Multi-Agent Reinforcement Learning for the Coordination of Base Stations in 6G Networks

6G technology is promising to fundamentally change how consumers and businesses communicate, based on its envisioned speed and flexibility. This flexibility stems from the complex interplay between large-scale ecosystems of software and hardware network components and renders classical theoretical approaches unable to seamlessly scale to the massive problem size [1]. Reinforcement learning [2] can provide a viable approach to alleviate part of this complexity in key components of the network.

One of the most fundamental and complex functionalities is user equipment (UE) tracking [3]. Here, the assumption is that more than one base stations (BSs) can serve a UE with (hybrid) beamforming. To this end, a decision needs to be made on which BS and with which beam (from a large codebook of say 50 beams) should serve the UE.

More concretely, in our case we have a setting of 5 serving BSs and 1 UE, where each agent (BS) has local and limited information about only the channel measurements between the UE and the beam selected to serve the it. The BSs need to coordinate to support two distinct tasks: i) positioning, where connection with 3 or more BSs is required, since the system goal is to determine the exact position of the UE in a 2D plane; and ii) reliable communication, where the determination of a single BS/beam with the best QoS is typical. In the former task, the beams with the shortest direct path to the UE (determined by CIR processing) from the three most suitable BSs need to be selected, while in the latter, the beam with the highest SINR from a single BS must be determined.

Classical approaches solve this problem by tuning the parameters of a pre-defined hand-over management logic [4], but rely on knowledge of the UE position, environment geometry and communication with perfect channels between all BSs to achieve it.

In this Thesis, multi-agent reinforcement learning (MARL) [5] algorithms will be adopted to solve this problem, satisfying the two contradicting requirements: i) minimize unnecessary, frequent (re-)assignments of the UE to different BSs; and ii) minimize the signaling overhead for the BS coordination. The solution will be based on the centralized training with decentralized execution (CDTE) paradigm [6], where during training a centralized critic has access to all measurements from the environment (so all BSs communicate with each other), but during deployment each agent (BS) makes decisions based on the channel measurements between the BS and the UE.
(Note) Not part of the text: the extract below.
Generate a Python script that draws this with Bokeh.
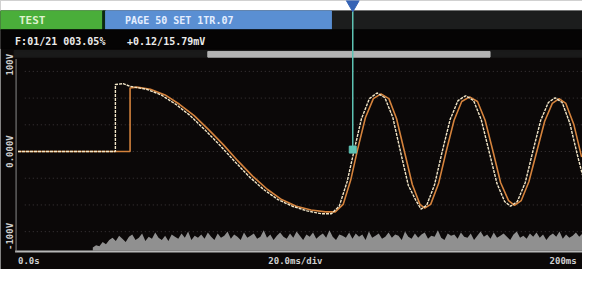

Finally, the resulting performance will be compared against a model-free RL algorithm (e.g. Proximal Policy Optimization algorithm [7]) with full access to the state of the environment (assuming full communication between the BSs) and a fully decentralized RL setting where each agent (e.g. a recurrent DQN [8]) trains independently with local information only.

The proposed work consists of the following parts:

  • Literature review on suitable MARL algorithms (1 month)
  • Implementation of fully centralized baseline solutions (1 month)
  • Implementation of the decentralized MARL algorithms (2 month)
  • Experimental evaluation and comparison (1 month)
  • Writing of thesis (1 month).


  2. Sutton, R. S., & Barto, A. G. (2018). Reinforcement learning: An introduction. MIT press.
  3. Giordani, M., Polese, M., Roy, A., Castor, D., & Zorzi, M. (2018). A tutorial on beam management for 3GPP NR at mmWave frequencies. IEEE Communications Surveys & Tutorials, 21(1), 173-196.
  4. Mollel, M. S., Abubakar, A. I., Ozturk, M., Kaijage, S. F., Kisangiri, M., Hussain, S., … & Abbasi, Q. H. (2021). A survey of machine learning applications to handover management in 5G and beyond. IEEE Access, 9, 45770-45802.
  5. Feriani, A., & Hossain, E. (2021). Single and multi-agent deep reinforcement learning for AI-enabled wireless networks: A tutorial. IEEE Communications Surveys & Tutorials.
  6. Foerster, J., Farquhar, G., Afouras, T., Nardelli, N., & Whiteson, S. (2018, April). Counterfactual multi-agent policy gradients. In Proceedings of the AAAI conference on artificial intelligence (Vol. 32, No. 1).
  7. Schulman, J., Wolski, F., Dhariwal, P., Radford, A., & Klimov, O. (2017). Proximal policy optimization algorithms. arXiv preprint arXiv:1707.06347.
  8. Hausknecht, M., & Stone, P. (2015, September). Deep recurrent q-learning for partially observable mdps. In 2015 aaai fall symposium series.